Enfin, cette proposition de loi envisage la création d’un statut d’entreprise solidaire de presse d’information. Il s’agit ici de créer les conditions de l’émergence de nouvelles entreprises de presse, inspirées du modèle des entreprises de l’économie sociale et solidaire, cher à notre collègue Francis Vercamer et qui participe de la vitalité de notre économie. Nous nous réjouissons que l’appellation initiale d’entreprise citoyenne de presse d’information, impropre, inadaptée et inopportune, ait été modifiée. Une telle appellation aurait créé une confusion regrettable : la presse est citoyenne par essence, quel que soit le mode de gestion des entreprises. Je salue par conséquent le consensus qui s’est dessiné autour de cette question, lors de nos travaux en commission, et je souhaite, au nom du groupe UDI, que cet équilibre soit préservé en séance publique.

J’appelle néanmoins l’attention de la représentation nationale sur un sujet qui me semble de toute première importance. La création de ce statut d’entreprise solidaire de presse d’information s’accompagnera nécessairement de mesures fiscales incitatives, afin de rendre plus attractif le choix de ce statut. Ce levier fiscal permettrait en effet de rendre possibles la prise de participation du lectorat dans des projets innovants ou la reprise d’entreprises en difficulté grâce au financement participatif. Il me semble par conséquent utile que ce nouveau statut puisse bénéficier d’un avantage fiscal. Cela ne signifie pas pour autant que l’inscription dans la loi d’août 1986 portant réforme du régime juridique de la presse de la notion d’information politique générale, au sens de l’article 39 bis A du code général des impôts, nous paraisse adaptée. En effet, la définition de la notion d’information politique générale relève à la fois du code général des impôts et du code des postes et télécommunications, justifiant par là le bénéfice de dispositifs dédiés.

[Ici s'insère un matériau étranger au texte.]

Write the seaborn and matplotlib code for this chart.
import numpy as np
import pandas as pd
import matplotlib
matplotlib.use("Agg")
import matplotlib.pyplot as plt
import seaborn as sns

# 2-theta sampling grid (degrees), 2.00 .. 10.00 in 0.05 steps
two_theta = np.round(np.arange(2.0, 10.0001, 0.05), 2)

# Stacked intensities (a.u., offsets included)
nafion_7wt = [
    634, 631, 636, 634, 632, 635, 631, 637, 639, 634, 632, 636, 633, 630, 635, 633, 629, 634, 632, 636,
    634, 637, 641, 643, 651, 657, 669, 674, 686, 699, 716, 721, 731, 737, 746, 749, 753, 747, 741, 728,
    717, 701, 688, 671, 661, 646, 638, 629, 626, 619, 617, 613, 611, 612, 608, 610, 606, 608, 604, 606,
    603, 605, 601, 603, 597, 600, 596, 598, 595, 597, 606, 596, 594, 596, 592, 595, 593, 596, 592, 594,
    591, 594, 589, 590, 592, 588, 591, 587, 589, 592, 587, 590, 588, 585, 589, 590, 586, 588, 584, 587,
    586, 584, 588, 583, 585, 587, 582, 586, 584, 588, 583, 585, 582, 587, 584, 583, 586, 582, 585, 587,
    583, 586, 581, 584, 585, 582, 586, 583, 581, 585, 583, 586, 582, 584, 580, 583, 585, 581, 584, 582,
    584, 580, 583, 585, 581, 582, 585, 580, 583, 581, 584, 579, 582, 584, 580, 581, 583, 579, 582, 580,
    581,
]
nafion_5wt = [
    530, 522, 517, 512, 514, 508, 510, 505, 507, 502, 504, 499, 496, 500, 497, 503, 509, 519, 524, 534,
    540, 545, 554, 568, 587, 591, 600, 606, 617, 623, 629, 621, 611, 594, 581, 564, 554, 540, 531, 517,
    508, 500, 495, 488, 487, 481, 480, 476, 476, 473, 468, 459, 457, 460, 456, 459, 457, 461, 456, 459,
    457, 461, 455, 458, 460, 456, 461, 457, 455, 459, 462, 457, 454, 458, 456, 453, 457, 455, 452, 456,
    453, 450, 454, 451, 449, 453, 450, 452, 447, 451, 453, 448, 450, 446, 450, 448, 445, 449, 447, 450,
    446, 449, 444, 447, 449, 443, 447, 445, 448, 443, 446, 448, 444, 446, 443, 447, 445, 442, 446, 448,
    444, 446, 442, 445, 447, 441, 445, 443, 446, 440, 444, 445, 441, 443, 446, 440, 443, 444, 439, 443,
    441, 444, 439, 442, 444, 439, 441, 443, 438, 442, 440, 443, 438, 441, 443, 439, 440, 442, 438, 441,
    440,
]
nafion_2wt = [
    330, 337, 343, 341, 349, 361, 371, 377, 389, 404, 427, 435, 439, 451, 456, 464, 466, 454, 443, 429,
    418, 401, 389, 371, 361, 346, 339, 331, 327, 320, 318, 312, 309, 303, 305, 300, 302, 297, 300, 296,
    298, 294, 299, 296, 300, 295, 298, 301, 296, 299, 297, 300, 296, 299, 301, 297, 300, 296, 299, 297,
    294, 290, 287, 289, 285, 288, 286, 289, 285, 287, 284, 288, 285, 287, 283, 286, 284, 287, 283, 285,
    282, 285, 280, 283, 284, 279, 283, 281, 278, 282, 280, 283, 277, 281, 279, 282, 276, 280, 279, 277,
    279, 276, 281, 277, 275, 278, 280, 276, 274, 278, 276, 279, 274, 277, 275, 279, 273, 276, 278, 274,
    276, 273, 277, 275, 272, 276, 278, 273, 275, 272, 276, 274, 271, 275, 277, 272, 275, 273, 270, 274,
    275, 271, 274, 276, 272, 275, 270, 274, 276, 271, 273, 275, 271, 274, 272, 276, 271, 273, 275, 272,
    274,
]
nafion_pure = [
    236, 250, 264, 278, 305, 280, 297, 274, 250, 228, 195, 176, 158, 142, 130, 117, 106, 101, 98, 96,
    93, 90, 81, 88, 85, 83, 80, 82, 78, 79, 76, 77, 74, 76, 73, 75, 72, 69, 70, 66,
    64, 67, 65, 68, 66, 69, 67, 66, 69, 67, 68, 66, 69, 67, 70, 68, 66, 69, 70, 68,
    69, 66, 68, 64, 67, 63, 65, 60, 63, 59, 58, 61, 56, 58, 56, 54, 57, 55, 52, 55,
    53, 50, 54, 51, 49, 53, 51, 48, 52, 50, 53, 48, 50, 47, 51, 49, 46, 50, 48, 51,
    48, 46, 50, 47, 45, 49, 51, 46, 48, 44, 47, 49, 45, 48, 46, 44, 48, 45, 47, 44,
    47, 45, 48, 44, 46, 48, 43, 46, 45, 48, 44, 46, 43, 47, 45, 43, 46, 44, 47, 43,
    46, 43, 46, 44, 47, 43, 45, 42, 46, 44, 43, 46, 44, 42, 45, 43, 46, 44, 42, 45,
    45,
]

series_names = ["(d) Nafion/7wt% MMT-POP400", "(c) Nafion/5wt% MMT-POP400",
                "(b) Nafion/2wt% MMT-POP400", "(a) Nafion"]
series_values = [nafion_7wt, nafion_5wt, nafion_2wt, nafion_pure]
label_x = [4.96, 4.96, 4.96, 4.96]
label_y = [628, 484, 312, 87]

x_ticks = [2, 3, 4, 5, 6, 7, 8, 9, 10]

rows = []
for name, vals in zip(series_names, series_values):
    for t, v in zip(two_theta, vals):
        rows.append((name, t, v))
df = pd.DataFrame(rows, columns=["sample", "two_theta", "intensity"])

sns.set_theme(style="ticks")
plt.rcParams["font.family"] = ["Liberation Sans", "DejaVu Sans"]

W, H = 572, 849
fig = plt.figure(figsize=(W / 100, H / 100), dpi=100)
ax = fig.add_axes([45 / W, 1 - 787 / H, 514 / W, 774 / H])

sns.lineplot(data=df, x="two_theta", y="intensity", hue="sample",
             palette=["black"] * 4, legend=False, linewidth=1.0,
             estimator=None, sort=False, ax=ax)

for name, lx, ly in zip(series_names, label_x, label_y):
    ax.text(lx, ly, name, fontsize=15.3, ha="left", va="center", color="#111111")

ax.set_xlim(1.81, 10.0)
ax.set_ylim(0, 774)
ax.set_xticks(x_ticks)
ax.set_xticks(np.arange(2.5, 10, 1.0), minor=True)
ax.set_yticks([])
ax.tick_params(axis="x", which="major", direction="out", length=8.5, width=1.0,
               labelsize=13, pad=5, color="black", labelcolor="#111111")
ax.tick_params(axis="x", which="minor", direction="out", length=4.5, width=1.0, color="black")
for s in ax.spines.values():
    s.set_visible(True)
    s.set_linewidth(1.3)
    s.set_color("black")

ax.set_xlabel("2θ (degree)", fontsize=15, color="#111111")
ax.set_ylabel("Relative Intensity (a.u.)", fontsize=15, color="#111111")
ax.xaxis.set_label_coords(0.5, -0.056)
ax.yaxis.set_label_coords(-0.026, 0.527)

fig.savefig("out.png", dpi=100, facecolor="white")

La création d’une nouvelle catégorie, en concurrence avec les deux périmètres existants, serait selon nous de nature à engendrer de la confusion. Nous proposerons par conséquent de supprimer cette référence, dans l’attente d’une refonte globale des aides à la presse, qui permette de soutenir davantage la presse quotidienne régionale, laquelle a perdu 800 000 lecteurs en cinq ans, comme je l’avais relevé l’an dernier dans mon rapport, et de mieux cibler les aides, afin de favoriser la modernisation du secteur de la presse.

Nous espérons que notre assemblée fera preuve d’une attention bienveillante à l’égard de nos propositions. Pour notre part, nous sommes prêts à soutenir cette proposition de loi, sous réserve que son équilibre ne soit pas bouleversé.